Chicken Saltimbocca


Chicken Saltimbocca is no doubt part of the standard line-up of menu items you see at any Italian American restaurant. Super thin chicken cutlets lined with prosciutto, complemented by a sage leaf (hello fall?). Then an easy pan sauce turns this into a dish quick enough for a weeknight. Yes, I said it, a restaurant "fancy" meal on a weeknight.

The key is to use really thinly sliced cutlets. Taking large chicken breasts and trimming them then cutting them lengthwise into at least two pieces. To ensure that they are think you can also pound the cutlets between two pieces of plastic wrap.

 
 
 

Chicken Saltimbocca

Thin chicken cutlets wrapped in proscuitto with sage leaves and a white wine pan sauce.

 


ingredients

  • 4 thinly sliced chicken breast cutlets

  • 1/2 cup flour

  • 1 tsp kosher salt

  • 4 pieces proscuitto di Parma

  • 4 whole sage leaves

  • 3 tbsp olive oil

    For the sauce

  • 1 tbsp minced shallot

  • 2 garlic cloves minced

  • 1/4 cup white wine

  • 1/2 cup chicken stock

  • 1 tbsp unsalted butter

  • 1/2 tbsp chopped sage leaves, fresh

  • 1 tsp kosher salt

  • 1/2 tsp pepper


instructions

  1. Place the flour in a shallow bowl along with the salt and mix together.

  2. Press a piece of prosciutto ham onto each pounded out chicken breast covering it.

  3. Next, place a fresh sage leaf into the center of the prosciutto ham on the chicken and press it in to stick. Set aside.

  4. Dredge each piece on both sides in the flour, shaking off the excess.

  5. In a large saute pan, heat the olive oil over medium heat.

  6. Cook the saltimbocca in batches prosciutto ham side down first for 2 ½ to 3 minutes per side or until browned and cooked through out.

  7. Remove chicken from pan and set aside.

  8. Add shallot and garlic to the pan, and saute for 2 minutes.

  9. Deglaze the pan with the white wine, scraping up on any brown bits and bringing it to a simmer. letting the wine reduce for 5 minutes.

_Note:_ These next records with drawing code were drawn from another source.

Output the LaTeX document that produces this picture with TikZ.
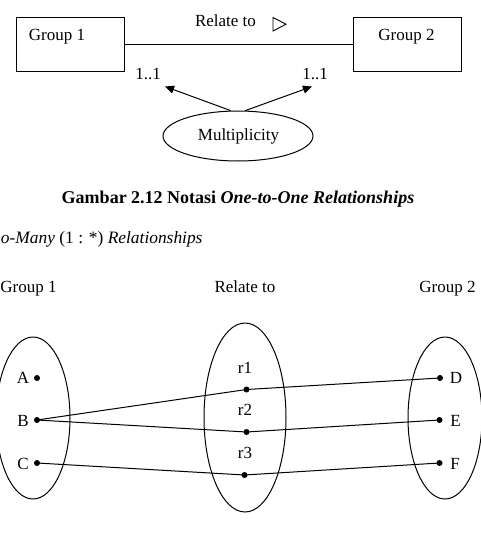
\documentclass[tikz,border=0pt]{standalone}
\usepackage{fontspec}
\setmainfont{Liberation Serif}
\usetikzlibrary{shapes.geometric,arrows.meta}
\begin{document}
\begin{tikzpicture}[x=1pt,y=-1pt,
  line width=1pt,
  txt/.style={inner sep=0pt,anchor=base,font=\fontsize{17}{20}\selectfont},
  box/.style={draw,minimum width=108pt,minimum height=54pt,inner sep=0pt},
  dotn/.style={circle,fill=black,inner sep=0pt,minimum size=6pt},
  oval/.style={draw,ellipse,inner sep=0pt},
  arr/.style={-{Triangle[length=9pt,width=8pt]}}]
\useasboundingbox (0,0) rectangle (481,538);
% ---- top diagram ----
\node[box] (g1) at (70,44) {};
\node[box] (g2) at (407.5,44) {};
\node[txt] (g1t) at (57,40) {Group 1};
\node[txt] (g2t) at (406.5,40) {Group 2};
\draw (g1) -- (g2);
\node[txt] (rel) at (225.5,26) {Relate to};
\draw[line width=0.9pt] (273,17.5) -- (273,31) -- (286,24.2) -- cycle;
\node[txt] (m1) at (148,79) {1..1};
\node[txt] (m2) at (315,79) {1..1};
\node[oval,minimum width=150pt,minimum height=50pt] (mult) at (238,136) {};
\node[txt] (multt) at (238.5,140.5) {Multiplicity};
\coordinate (t1) at (165,86.5);
\coordinate (t2) at (312,86.5);
\draw[arr] (mult.106) -- (t1);
\draw[arr] (mult.74) -- (t2);
% ---- caption ----
\node[txt,font=\fontsize{18}{21}\selectfont] (cap) at (238,203) {\bfseries Gambar 2.12 Notasi \textit{One-to-One Relationships}};
\node[txt,anchor=base east,font=\fontsize{17.4}{20}\selectfont] (sub) at (203,243) {\textit{o-Many} (1 : *) \textit{Relationships}};
% ---- bottom diagram ----
\node[txt] (h1) at (28.5,292) {Group 1};
\node[txt] (h2) at (245,292) {Relate to};
\node[txt] (h3) at (447.5,292) {Group 2};
\node[oval,minimum width=74pt,minimum height=162pt] (e1) at (33,418) {};
\node[oval,minimum width=82pt,minimum height=189pt] (e2) at (245,417.5) {};
\node[oval,minimum width=74pt,minimum height=162pt] (e3) at (445,418) {};
\node[dotn] (A) at (37,378) {};
\node[dotn] (B) at (37,420) {};
\node[dotn] (C) at (37,463) {};
\node[txt] (Al) at (23,383.5) {A};
\node[txt] (Bl) at (23,426) {B};
\node[txt] (Cl) at (23,469) {C};
\node[dotn] (r1) at (246.5,389.5) {};
\node[dotn] (r2) at (246.5,432) {};
\node[dotn] (r3) at (244.5,475) {};
\node[txt] (r1l) at (245,373) {r1};
\node[txt] (r2l) at (245,415) {r2};
\node[txt] (r3l) at (245,458) {r3};
\node[dotn] (D) at (440,378) {};
\node[dotn] (E) at (439.5,420) {};
\node[dotn] (F) at (439.5,463) {};
\node[txt] (Dl) at (456,383.5) {D};
\node[txt] (El) at (455.5,426) {E};
\node[txt] (Fl) at (455,469) {F};
\draw (B.center) -- (r1.center) -- (D.center);
\draw (B.center) -- (r2.center) -- (E.center);
\draw (C.center) -- (r3.center) -- (F.center);
\end{tikzpicture}
\end{document}
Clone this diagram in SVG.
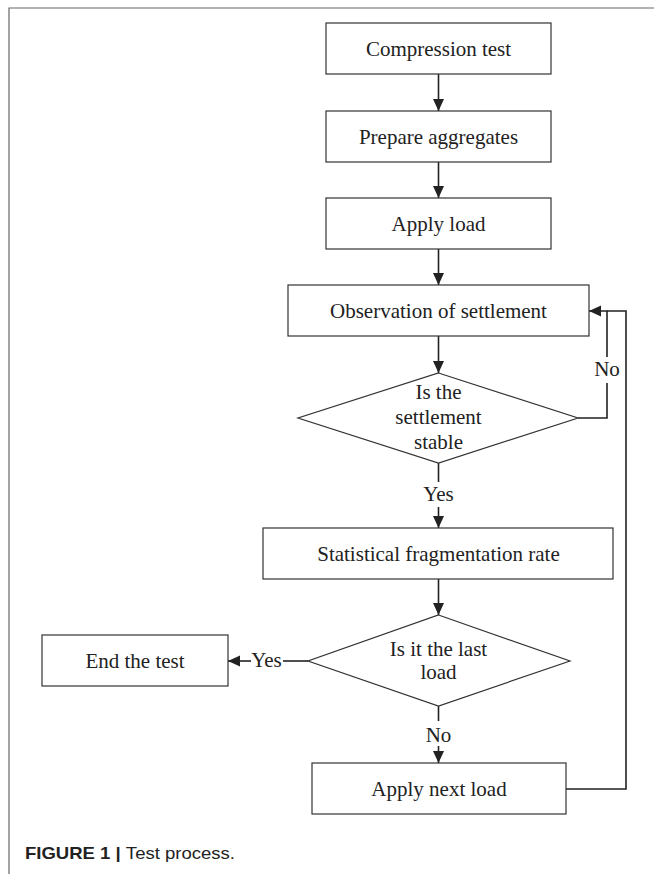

  10. Then add in the chicken broth, sage leaves, and season with salt and pepper. Cook for 3 minutes then, melt in the butter.

  11. Serve the pan sauce over top of the chicken.

 

*Serve with mashed potatoes or cous cous, pour the pan sauce over the dish to help flavor the side dishes.

*Make sure you taste for seasoning along the way and add more salt according to your taste.